Chilton feels the pressure up close. "They're not kidding around," he says. "These guys are not a couple of guys out in the countryside. They're the most powerful banks in universe."
Anna Pinedo, a partner at the law firm Morrison Foerster, who advises financial institutions on regulatory issues, says that banks' interest in clarifying the rule is technical. They just want to know "which activities are covered and which are not covered." Others are more dire. Next week, the House Financial Services will hold a hearing on the status of the rule's implementation, at which "[w]itnesses from the private sector will speak to the destructive effects the Volcker Rule will have on businesses seeking access to the capital markets and on individual investors." The American Bankers Association, in a September letter to Rep. Spencer Bachus (R-Ala.), the chair of the House Financial Services Committee, advocated repealing the Volcker section of Dodd-Frank. The industry group claimed the rule would do "harm to credit availability and market liquidity," "impair traditional banking services," and "impose costs on banks." The Association complained that the "scope of activities was far too…complicated."
Paul Volcker would agree.

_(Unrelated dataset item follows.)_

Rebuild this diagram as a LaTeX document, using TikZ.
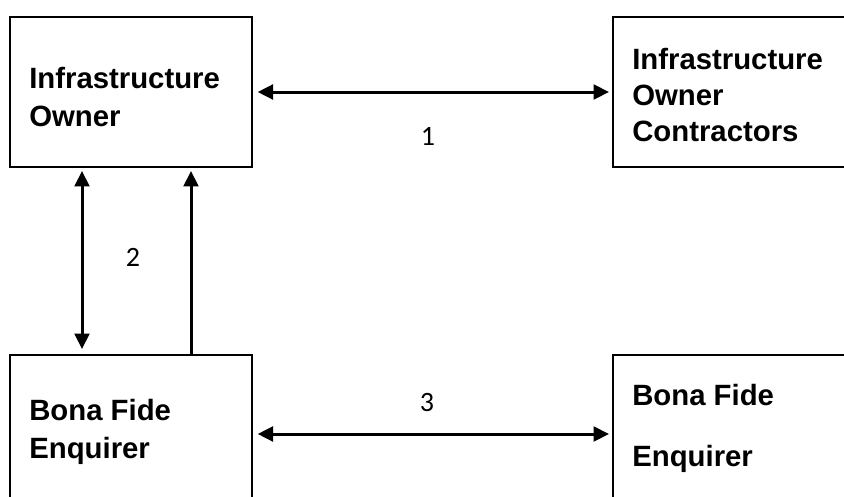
\documentclass[tikz,border=0pt]{standalone}
\usepackage{fontspec}
\setmainfont{Liberation Sans}
\newfontfamily\numfont{Carlito}
\usetikzlibrary{arrows.meta,positioning}

\begin{document}
\begin{tikzpicture}[x=0.75pt,y=-0.75pt,
  >={Triangle[length=11.5pt,width=11pt]},
  party/.style={rectangle,draw=black,line width=1.5pt,minimum width=181.5pt,minimum height=112.5pt,inner sep=0pt},
  partytext/.style={inner sep=0pt,align=left,font=\fontsize{22}{28.5}\selectfont\bfseries},
  link/.style={line width=2.25pt},
  num/.style={font=\numfont\fontsize{21}{24}\selectfont}]
  \useasboundingbox (0,0) rectangle (844,497);
  \clip (0,0) rectangle (844,497);
  \node[party] (io) at (131,92){};
  \node[party,minimum width=200.25pt] (ioc) at (746.5,92){};
  \node[party,minimum height=118.5pt] (bf) at (131,434){};
  \node[party,minimum width=200.25pt,minimum height=118.5pt] (bfc) at (746.5,434){};
  \node[partytext,below right=38.5pt and 15pt of io.north west] (iot) {Infrastructure\\Owner};
  \node[partytext,below right=24.25pt and 15pt of ioc.north west] (ioct) {Infrastructure\\[-1.5pt]Owner\\[-1.5pt]Contractors};
  \node[partytext,below right=34pt and 15pt of bf.north west] (bft) {Bona Fide\\Enquirer};
  \node[partytext,below right=22.75pt and 15pt of bfc.north west] (bfct) {Bona Fide\\[17.25pt]Enquirer};
     \draw[link,<->,shorten <=3.5pt,shorten >=2.25pt] (io.east) -- (ioc.west);
     \draw[link,<->,shorten <=2.25pt,shorten >=3.75pt] ([xshift=54.75pt]io.south west) -- ([xshift=54.75pt]bf.north west);
     \draw[link,->,shorten >=2.25pt] ([xshift=136.5pt]bf.north west) -- ([xshift=136.5pt]io.south west);
     \draw[link,<->,shorten <=3.5pt,shorten >=2.25pt] (bf.east) -- (bfc.west);
  \node[num] (n1) at (428,136){1};
  \node[num] (n2) at (133,257){2};
  \node[num] (n3) at (427,403){3};
\end{tikzpicture}
\end{document}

Last year, in his first public comments on his namesake proposal, he said, "I'd write a much simpler [Volcker rule]. I’d love to see a four-page bill that bans proprietary trading."
That's not going to happen, with multiple provisions of the Volcker rule still up in the air at various agencies, according to Chilton. Reformers, though, hope that it gets set in stone soon. Senators Carl Levin (D-Mich.) and Jeff Merkley (D-Ore.), the authors of the Volcker section of Dodd-Frank, recently sent regulators a letter telling them to hurry it up.
Greenberg says whether the final rule favors consumers or banks may hinge on Obama's appointments for Treasury secretary, and chairmen of the CFTC and Securities and Exchange Commission. (Bloomberg called the president's recent SEC chair appointment, Elisse Walter, a "Wall Street lapdog.") Greenberg notes that for the Volcker rule, and Dodd-Frank as a whole to work, the Obama administration will have to be more aggressive this term. "We will need support from the President and Secretary of the Treasury to ensure the rules are properly implemented." That is, after the nuclear war is over.